What Happens After You File — How the VA Establishes Your Claim

After you submit a VA disability claim, the VA goes through a formal process to establish it in their system before any development or rating work begins. Understanding this intake phase helps you know what to expect and when to follow up.

The moment the VA receives your claim — whether submitted online through VA.gov, mailed on paper, or filed through a VSO — the date is stamped. This date matters enormously because it typically becomes your effective date if the claim is granted. If you previously submitted an Intent to File (ITF), your effective date goes back to the ITF date instead.

During intake, a claims processor reviews your submission to make sure it includes the basic elements needed to establish a claim: your identification, the condition you are claiming, and an indication that you are seeking disability compensation. If anything is missing, the VA may send you a notice requesting clarification. This is different from the development phase — intake is just about getting the claim properly set up in the system.

Once established, your claim receives a tracking number and appears in the VA.gov tracking system. You will see it move through various status updates as it progresses. The initial status is typically something like claim received or initial review.

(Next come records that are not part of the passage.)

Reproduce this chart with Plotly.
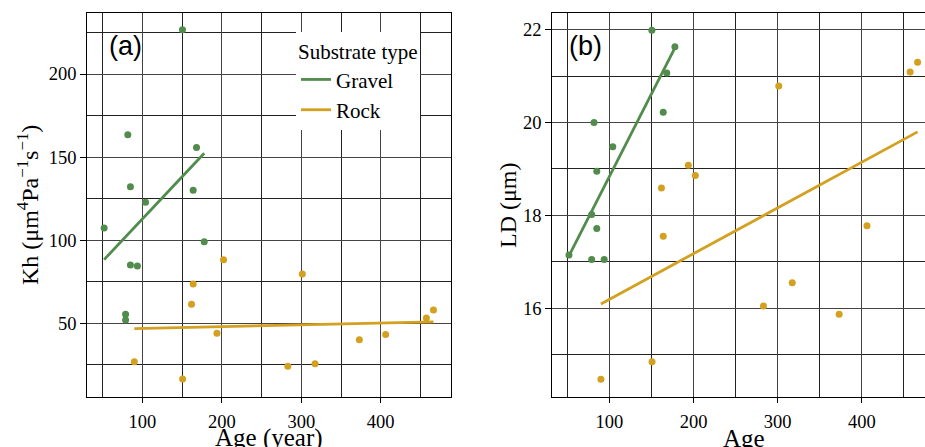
import numpy as np
import plotly.graph_objects as go

# ---------------- data ----------------
gravel_age = [150.4, 81.6, 168.1, 84.9, 163.9, 103.9, 51.8, 177.8, 84.9, 93.7, 78.8, 78.8]
gravel_kh = [226.6, 163.4, 155.8, 132.2, 130.0, 122.8, 107.4, 99.0, 85.0, 84.4, 55.4, 52.0]
gravel_ld = [21.99, 20.0, 21.07, 18.95, 20.22, 19.48, 17.15, 21.63, 17.72, 17.05, 18.02, 17.05]

rock_age = [202.1, 301.3, 163.9, 161.8, 466.4, 457.5, 193.8, 406.2, 373.1, 89.8, 317.3, 283.1, 150.6]
rock_kh = [88.2, 79.6, 73.6, 61.4, 58.0, 53.2, 44.0, 43.2, 40.0, 26.8, 25.6, 24.2, 16.4]
rock_ld = [18.86, 20.79, 17.55, 18.59, 21.30, 21.09, 19.08, 17.78, 15.87, 14.47, 16.55, 16.05, 14.85]

groups = ["Gravel", "Rock"]
panel_labels = ["(a)", "(b)"]
x_titles = ["Age (year)", "Age"]
y_titles = ["Kh (μm<sup>4</sup>Pa<sup>−1</sup>s<sup>−1</sup>)", "LD (μm)"]

GREEN = "#518c4c"
GOLD = "#d3a020"
W, H = 925, 447


def fit(x, y):
    x = np.asarray(x, float)
    y = np.asarray(y, float)
    b, a = np.polyfit(x, y, 1)
    xs = np.array([x.min(), x.max()])
    return xs, a + b * xs


fig = go.Figure()

series = [
    (gravel_age, gravel_kh, gravel_ld, GREEN, groups[0]),
    (rock_age, rock_kh, rock_ld, GOLD, groups[1]),
]

for ax_i, (xa, ya) in enumerate([("x", "y"), ("x2", "y2")]):
    for age, kh, ld, col, name in series:
        yv = kh if ax_i == 0 else ld
        fx, fy = fit(age, yv)
        fig.add_trace(go.Scatter(x=fx, y=fy, mode="lines", line=dict(color=col, width=2.8),
                                 name=name, showlegend=(ax_i == 0), xaxis=xa, yaxis=ya,
                                 hoverinfo="skip"))
        fig.add_trace(go.Scatter(x=age, y=yv, mode="markers", marker=dict(color=col, size=7),
                                 showlegend=False, xaxis=xa, yaxis=ya))

SERIF = "Liberation Serif"
tickfont = dict(family=SERIF, size=18.5, color="black")
grid_major = "#444444"
grid_minor = "#222222"


def xax(domain, rng, anchor):
    return dict(domain=domain, range=rng, tickmode="linear", tick0=0, dtick=100, anchor=anchor,
                showgrid=True, gridcolor=grid_major, gridwidth=1.3,
                minor=dict(dtick=50, tick0=0, showgrid=True, gridcolor=grid_minor, gridwidth=1, ticks=""),
                showline=True, linecolor="black", linewidth=1.3, mirror=True,
                ticks="outside", ticklen=5, tickcolor="black", tickfont=tickfont, zeroline=False,
                ticklabelstandoff=3)


def yax(domain, rng, dtick, minor, anchor):
    return dict(domain=domain, range=rng, tickmode="linear", tick0=0, dtick=dtick, anchor=anchor,
                showgrid=True, gridcolor=grid_major, gridwidth=1.3,
                minor=dict(dtick=minor, tick0=0, showgrid=True, gridcolor=grid_minor, gridwidth=1, ticks=""),
                showline=True, linecolor="black", linewidth=1.3, mirror=True,
                ticks="outside", ticklen=6, tickcolor="black", tickfont=tickfont, zeroline=False)


ydom = [1 - 396.7 / H, 1 - 12.7 / H]
fig.update_layout(
    width=W, height=H, margin=dict(l=0, r=0, t=0, b=0),
    paper_bgcolor="white", plot_bgcolor="white",
    xaxis=xax([87.3 / W, 450.7 / W], [30.6, 488.1], "y"),
    yaxis=yax(ydom, [5.8, 236.9], 50, 25, "x"),
    xaxis2=xax([552.3 / W, 1.0], [32.0, 475.2], "y2"),
    yaxis2=yax(ydom, [14.096, 22.366], 2, 1, "x2"),
    legend=dict(x=296 / W, y=1 - 32 / H, xanchor="left", yanchor="top",
                bgcolor="white", borderwidth=0,
                font=dict(family=SERIF, size=21, color="black"),
                title=dict(text="Substrate type", font=dict(family=SERIF, size=21, color="black")),
                tracegroupgap=0),
    showlegend=True,
)

ann = []
# panel labels
for lab, cx in zip(panel_labels, [125.5, 585.5]):
    ann.append(dict(text=lab, x=cx / W, y=1 - 45.8 / H, xref="paper", yref="paper",
                    xanchor="center", yanchor="middle", showarrow=False,
                    font=dict(family="Liberation Sans", size=27, color="black")))
# axis titles
for t, cx in zip(x_titles, [269, 744]):
    ann.append(dict(text=t, x=cx / W, y=1 - 438 / H, xref="paper", yref="paper",
                    xanchor="center", yanchor="middle", showarrow=False,
                    font=dict(family=SERIF, size=25, color="black")))
for t, cx in zip(y_titles, [28, 508]):
    ann.append(dict(text=t, x=cx / W, y=1 - 205 / H, xref="paper", yref="paper",
                    xanchor="center", yanchor="middle", showarrow=False, textangle=-90,
                    font=dict(family=SERIF, size=24, color="black")))
fig.update_layout(annotations=ann)

fig.write_html("out.html")
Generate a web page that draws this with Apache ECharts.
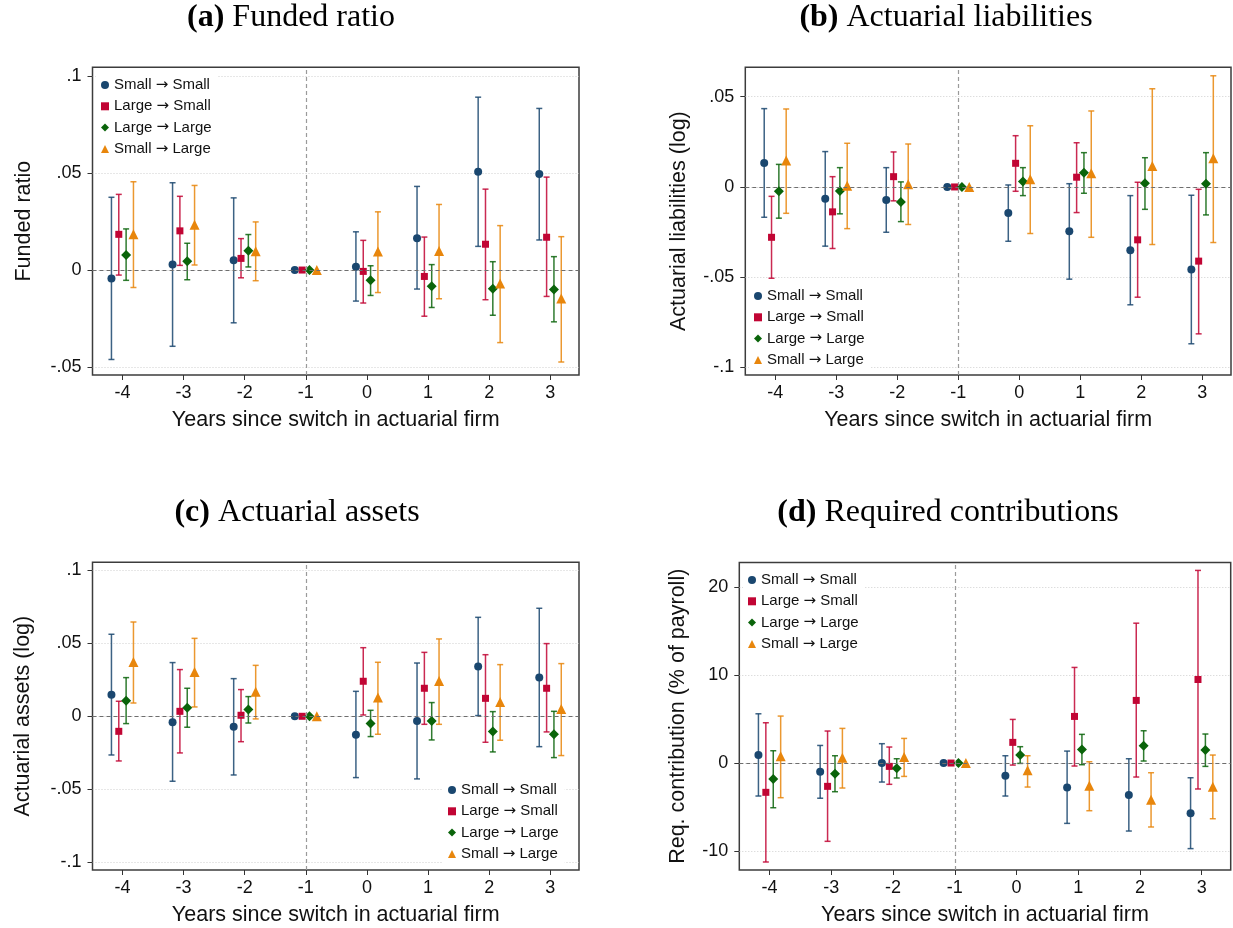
<!DOCTYPE html>
<html>
<head>
<meta charset="utf-8">
<script src="https://cdn.jsdelivr.net/npm/echarts@6/dist/echarts.min.js"></script>
<style>
  html, body { margin: 0; padding: 0; background: #fff; }
  #chart { width: 1233px; height: 928px; }
</style>
</head>
<body>
<div id="chart"></div>
<script>
// Event-study estimates with 95% confidence intervals, by type of actuarial-firm switch
const years = [-4, -3, -2, -1, 0, 1, 2, 3];
const groupNames = ['Small \u2192 Small', 'Large \u2192 Small', 'Large \u2192 Large', 'Small \u2192 Large'];

const yearTicks = [-4, -3, -2, -1, 0, 1, 2, 3];
const frTicks = [-0.05, 0, 0.05, 0.1];
const alTicks = [-0.1, -0.05, 0, 0.05];
const aaTicks = [-0.1, -0.05, 0, 0.05, 0.1];
const rcTicks = [-10, 0, 10, 20];

// (a) Funded ratio
const frSS    = [-0.0043, 0.0029, 0.0050, 0, 0.0017, 0.0164, 0.0507, 0.0495];
const frSS_lo = [-0.0461, -0.0393, -0.0272, null, -0.0160, -0.0098, 0.0122, 0.0155];
const frSS_hi = [0.0375, 0.0450, 0.0372, null, 0.0197, 0.0431, 0.0891, 0.0833];
const frLS    = [0.0184, 0.0202, 0.0060, 0, -0.0007, -0.0033, 0.0133, 0.0169];
const frLS_lo = [-0.0026, 0.0024, -0.0040, null, -0.0170, -0.0238, -0.0153, -0.0136];
const frLS_hi = [0.0390, 0.0380, 0.0162, null, 0.0153, 0.0170, 0.0417, 0.0479];
const frLL    = [0.0077, 0.0045, 0.0100, 0, -0.0053, -0.0083, -0.0097, -0.0100];
const frLL_lo = [-0.0053, -0.0050, 0.0016, null, -0.0131, -0.0193, -0.0233, -0.0267];
const frLL_hi = [0.0212, 0.0138, 0.0183, null, 0.0022, 0.0028, 0.0043, 0.0069];
const frSL    = [0.0184, 0.0233, 0.0097, 0, 0.0095, 0.0098, -0.0070, -0.0147];
const frSL_lo = [-0.0090, 0.0026, -0.0055, null, -0.0116, -0.0148, -0.0374, -0.0474];
const frSL_hi = [0.0455, 0.0436, 0.0248, null, 0.0300, 0.0338, 0.0229, 0.0172];

// (b) Actuarial liabilities (log)
const alSS    = [0.0133, -0.0066, -0.0072, 0, -0.0144, -0.0245, -0.0351, -0.0458];
const alSS_lo = [-0.0168, -0.0328, -0.0251, null, -0.0301, -0.0511, -0.0653, -0.0869];
const alSS_hi = [0.0434, 0.0196, 0.0107, null, 0.0011, 0.0018, -0.0048, -0.0046];
const alLS    = [-0.0279, -0.0138, 0.0057, 0, 0.0131, 0.0054, -0.0293, -0.0411];
const alLS_lo = [-0.0506, -0.0341, -0.0077, null, -0.0024, -0.0142, -0.0611, -0.0814];
const alLS_hi = [-0.0052, 0.0057, 0.0194, null, 0.0284, 0.0245, 0.0026, -0.0013];
const alLL    = [-0.0024, -0.0022, -0.0083, 0, 0.0030, 0.0079, 0.0020, 0.0018];
const alLL_lo = [-0.0173, -0.0149, -0.0192, null, -0.0048, -0.0035, -0.0124, -0.0155];
const alLL_hi = [0.0125, 0.0107, 0.0028, null, 0.0107, 0.0190, 0.0162, 0.0190];
const alSL    = [0.0146, 0.0007, 0.0015, 0, 0.0042, 0.0076, 0.0116, 0.0159];
const alSL_lo = [-0.0146, -0.0231, -0.0208, null, -0.0258, -0.0279, -0.0319, -0.0308];
const alSL_hi = [0.0432, 0.0242, 0.0238, null, 0.0339, 0.0421, 0.0544, 0.0616];

// (c) Actuarial assets (log)
const aaSS    = [0.0148, -0.0041, -0.0071, 0, -0.0126, -0.0032, 0.0342, 0.0265];
const aaSS_lo = [-0.0265, -0.0445, -0.0402, null, -0.0420, -0.0429, 0.0005, -0.0208];
const aaSS_hi = [0.0562, 0.0368, 0.0258, null, 0.0171, 0.0365, 0.0678, 0.0740];
const aaLS    = [-0.0103, 0.0034, 0.0007, 0, 0.0240, 0.0192, 0.0123, 0.0192];
const aaLS_lo = [-0.0306, -0.0251, -0.0174, null, 0.0009, -0.0055, -0.0178, -0.0107];
const aaLS_hi = [0.0103, 0.0320, 0.0183, null, 0.0470, 0.0438, 0.0422, 0.0498];
const aaLL    = [0.0107, 0.0059, 0.0046, 0, -0.0050, -0.0032, -0.0105, -0.0123];
const aaLL_lo = [-0.0050, -0.0075, -0.0046, null, -0.0139, -0.0162, -0.0244, -0.0283];
const aaLL_hi = [0.0265, 0.0192, 0.0135, null, 0.0041, 0.0094, 0.0032, 0.0034];
const aaSL    = [0.0372, 0.0304, 0.0169, 0, 0.0128, 0.0242, 0.0098, 0.0050];
const aaSL_lo = [0.0091, 0.0064, -0.0018, null, -0.0123, -0.0055, -0.0164, -0.0269];
const aaSL_hi = [0.0646, 0.0534, 0.0349, null, 0.0370, 0.0530, 0.0354, 0.0361];

// (d) Required contributions (% of payroll)
const rcSS    = [0.91, -0.98, 0.00, 0, -1.44, -2.77, -3.64, -5.72];
const rcSS_lo = [-3.75, -4.00, -2.16, null, -3.75, -6.86, -7.73, -9.73];
const rcSS_hi = [5.60, 2.00, 2.20, null, 0.83, 1.36, 0.49, -1.67];
const rcLS    = [-3.33, -2.65, -0.38, 0, 2.35, 5.30, 7.12, 9.50];
const rcLS_lo = [-11.25, -8.90, -2.42, null, -0.23, -0.34, -1.59, -2.95];
const rcLS_hi = [4.58, 3.64, 1.82, null, 4.96, 10.87, 15.90, 21.90];
const rcLL    = [-1.82, -1.21, -0.60, 0, 0.91, 1.55, 1.97, 1.48];
const rcLL_lo = [-5.08, -3.26, -1.70, null, -0.04, -0.19, 0.23, -0.38];
const rcLL_hi = [1.40, 0.83, 0.49, null, 1.86, 3.26, 3.67, 3.30];
const rcSL    = [0.76, 0.60, 0.68, 0, -0.83, -2.58, -4.17, -2.69];
const rcSL_lo = [-3.94, -2.84, -1.52, null, -2.73, -5.42, -7.27, -6.33];
const rcSL_hi = [5.34, 3.94, 2.80, null, 0.83, 0.15, -1.10, 0.91];

// ---- styling ----
const colors = ['#1a476f', '#c10534', '#0a640a', '#e8860c'];
const symbols = ['circle', 'rect', 'diamond', 'triangle'];
const symbolSizes = [8, 7, 10, 10];
const offsets = [-0.18, -0.06, 0.06, 0.18];
const SANS = '"Liberation Sans", Arial, sans-serif';
const SERIF = '"Liberation Serif", "DejaVu Serif", serif';

function fmtFrac(v) {
  if (Math.abs(v) < 1e-12) return '0';
  const s = String(+v.toFixed(4));
  return s.replace(/^(-?)0\./, '$1.');
}
function fmtInt(v) { return String(Math.round(v)); }

// legend label: keep the arrow in a font that carries a proper glyph
function legendLabel(name) {
  const parts = name.split(' \u2192 ');
  return '{t|' + parts[0] + '} {arr|\u2192} {t|' + parts[1] + '}';
}

const panels = [
  { tag: '(a)', title: 'Funded ratio', yName: 'Funded ratio',
    est: [frSS, frLS, frLL, frSL], lo: [frSS_lo, frLS_lo, frLL_lo, frSL_lo], hi: [frSS_hi, frLS_hi, frLL_hi, frSL_hi],
    ticks: frTicks, fmt: fmtFrac, yMin: -0.0541, yMax: 0.1045,
    grid: { left: 92.5, top: 67.3, width: 486.5, height: 307.7 },
    legend: { left: 96, top: 73 }, titleAt: [291, 18], nameGap: 57 },
  { tag: '(b)', title: 'Actuarial liabilities', yName: 'Actuarial liabilities (log)',
    est: [alSS, alLS, alLL, alSL], lo: [alSS_lo, alLS_lo, alLL_lo, alSL_lo], hi: [alSS_hi, alLS_hi, alLL_hi, alSL_hi],
    ticks: alTicks, fmt: fmtFrac, yMin: -0.1042, yMax: 0.0663,
    grid: { left: 745.3, top: 67.3, width: 485.7, height: 307.7 },
    legend: { left: 749, top: 284 }, titleAt: [946, 18], nameGap: 55 },
  { tag: '(c)', title: 'Actuarial assets', yName: 'Actuarial assets (log)',
    est: [aaSS, aaLS, aaLL, aaSL], lo: [aaSS_lo, aaLS_lo, aaLL_lo, aaSL_lo], hi: [aaSS_hi, aaLS_hi, aaLL_hi, aaSL_hi],
    ticks: aaTicks, fmt: fmtFrac, yMin: -0.1053, yMax: 0.1055,
    grid: { left: 92.5, top: 562.3, width: 486.5, height: 307.7 },
    legend: { left: 443, top: 778 }, titleAt: [297, 513], nameGap: 58 },
  { tag: '(d)', title: 'Required contributions', yName: 'Req. contribution (% of payroll)',
    est: [rcSS, rcLS, rcLL, rcSL], lo: [rcSS_lo, rcLS_lo, rcLL_lo, rcSL_lo], hi: [rcSS_hi, rcLS_hi, rcLL_hi, rcSL_hi],
    ticks: rcTicks, fmt: fmtInt, yMin: -12.16, yMax: 22.8,
    grid: { left: 739.3, top: 562.5, width: 491.4, height: 307.5 },
    legend: { left: 743, top: 568 }, titleAt: [948, 513], nameGap: 50 }
];

function ciRenderer(color) {
  return function (params, api) {
    const x = api.value(0);
    const top = api.coord([x, api.value(2)]);
    const bot = api.coord([x, api.value(1)]);
    const w = 3;
    const style = { stroke: color, lineWidth: 1.5, opacity: 0.85 };
    return {
      type: 'group',
      children: [
        { type: 'line', shape: { x1: top[0], y1: top[1], x2: bot[0], y2: bot[1] }, style: style },
        { type: 'line', shape: { x1: top[0] - w, y1: top[1], x2: top[0] + w, y2: top[1] }, style: style },
        { type: 'line', shape: { x1: bot[0] - w, y1: bot[1], x2: bot[0] + w, y2: bot[1] }, style: style }
      ]
    };
  };
}

const grids = [], xAxes = [], yAxes = [], series = [], legends = [], graphics = [];

panels.forEach(function (p, pi) {
  grids.push(Object.assign({ show: true, borderColor: '#3c3c3c', borderWidth: 1.5, backgroundColor: '#fff' }, p.grid));

  xAxes.push({
    type: 'value', gridIndex: pi, min: -4.49, max: 3.47, position: 'bottom',
    axisLine: { show: false, onZero: false },
    axisTick: { show: true, length: 5, customValues: yearTicks, lineStyle: { color: '#333', width: 1 } },
    axisLabel: { customValues: yearTicks, fontSize: 18, fontFamily: SANS, color: '#111', margin: 9,
                 formatter: function (v) { return String(Math.round(v)); } },
    splitLine: { show: false },
    name: 'Years since switch in actuarial firm', nameLocation: 'middle', nameGap: 34,
    nameTextStyle: { fontSize: 21.5, fontFamily: SANS, color: '#111' }
  });

  yAxes.push({
    type: 'value', gridIndex: pi, min: p.yMin, max: p.yMax, position: 'left',
    axisLine: { show: false, onZero: false },
    axisTick: { show: true, length: 5, customValues: p.ticks, lineStyle: { color: '#333', width: 1 } },
    axisLabel: { customValues: p.ticks, fontSize: 18, fontFamily: SANS, color: '#111', margin: 11, formatter: p.fmt },
    splitLine: { show: true, lineStyle: { color: '#cfcfcf', type: [1, 2], width: 1 } },
    name: p.yName, nameLocation: 'middle', nameGap: p.nameGap,
    nameTextStyle: { fontSize: 21.5, fontFamily: SANS, color: '#111' }
  });

  // reference lines: zero effect and the last pre-switch year
  series.push({
    type: 'scatter', xAxisIndex: pi, yAxisIndex: pi, data: [], silent: true, z: 1,
    markLine: {
      silent: true, symbol: 'none', animation: false, label: { show: false },
      data: [
        { yAxis: 0, lineStyle: { color: '#6e6e6e', type: [4, 3], width: 1.2 } },
        { xAxis: -1, lineStyle: { color: '#9a9a9a', type: [4, 3], width: 1.2 } }
      ]
    }
  });

  for (let g = 0; g < 4; g++) {
    const ciData = [];
    const ptData = [];
    years.forEach(function (yr, k) {
      const xv = yr + offsets[g];
      ptData.push([xv, p.est[g][k]]);
      if (p.lo[g][k] !== null && p.hi[g][k] !== null) ciData.push([xv, p.lo[g][k], p.hi[g][k]]);
    });
    series.push({
      type: 'custom', xAxisIndex: pi, yAxisIndex: pi, z: 2, silent: true,
      renderItem: ciRenderer(colors[g]),
      encode: { x: 0, y: [1, 2] },
      data: ciData
    });
    series.push({
      type: 'scatter', name: groupNames[g], xAxisIndex: pi, yAxisIndex: pi, z: 3,
      symbol: symbols[g], symbolSize: symbolSizes[g],
      itemStyle: { color: colors[g], opacity: 1 },
      data: ptData
    });
  }

  legends.push({
    orient: 'vertical', left: p.legend.left, top: p.legend.top,
    backgroundColor: '#fff', padding: [4, 6, 4, 5], itemGap: 5.3,
    itemWidth: 8, itemHeight: 8,
    selectedMode: false,
    formatter: legendLabel,
    textStyle: {
      fontSize: 15, fontFamily: SANS, color: '#111', lineHeight: 16,
      rich: {
        t: { fontSize: 15, fontFamily: SANS, color: '#111', lineHeight: 16 },
        arr: { fontSize: 15, fontFamily: '"DejaVu Sans"', color: '#111', lineHeight: 16 }
      }
    },
    data: groupNames.map(function (n, i) { return { name: n, icon: symbols[i] }; })
  });

  graphics.push({
    type: 'text', x: p.titleAt[0], y: p.titleAt[1],
    style: {
      text: '{b|' + p.tag + '} ' + p.title,
      fontFamily: SERIF, fontSize: 32, fill: '#000',
      align: 'center', verticalAlign: 'middle',
      rich: { b: { fontFamily: SERIF, fontSize: 32, fontWeight: 'bold', fill: '#000' } }
    }
  });
});

const chart = echarts.init(document.getElementById('chart'), null, { renderer: 'canvas' });
chart.setOption({
  animation: false,
  backgroundColor: '#fff',
  grid: grids,
  xAxis: xAxes,
  yAxis: yAxes,
  legend: legends,
  graphic: graphics,
  series: series
});
</script>
</body>
</html>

The VA also determines at this stage whether you submitted a Fully Developed Claim (FDC) or a standard claim. An FDC means you certified that you have submitted all the evidence you want considered. A standard claim means the VA will undertake its own evidence gathering. The FDC lane is generally faster but requires you to have your evidence assembled upfront.

During intake, the VA also identifies all the issues in your claim — each condition you listed. Each issue will be tracked and decided separately, though they are processed as part of a single claim package. If you claimed five conditions, each one gets its own development and rating, and each can have a different outcome.

Note: This article references sections of the VA's M21-1 Adjudication Procedures Manual. The VA periodically reorganizes the M21-1 and section numbers may have changed since this article was written. For the most current section references, visit the VA's public M21-1 Web Automated Reference Material System (WARMS).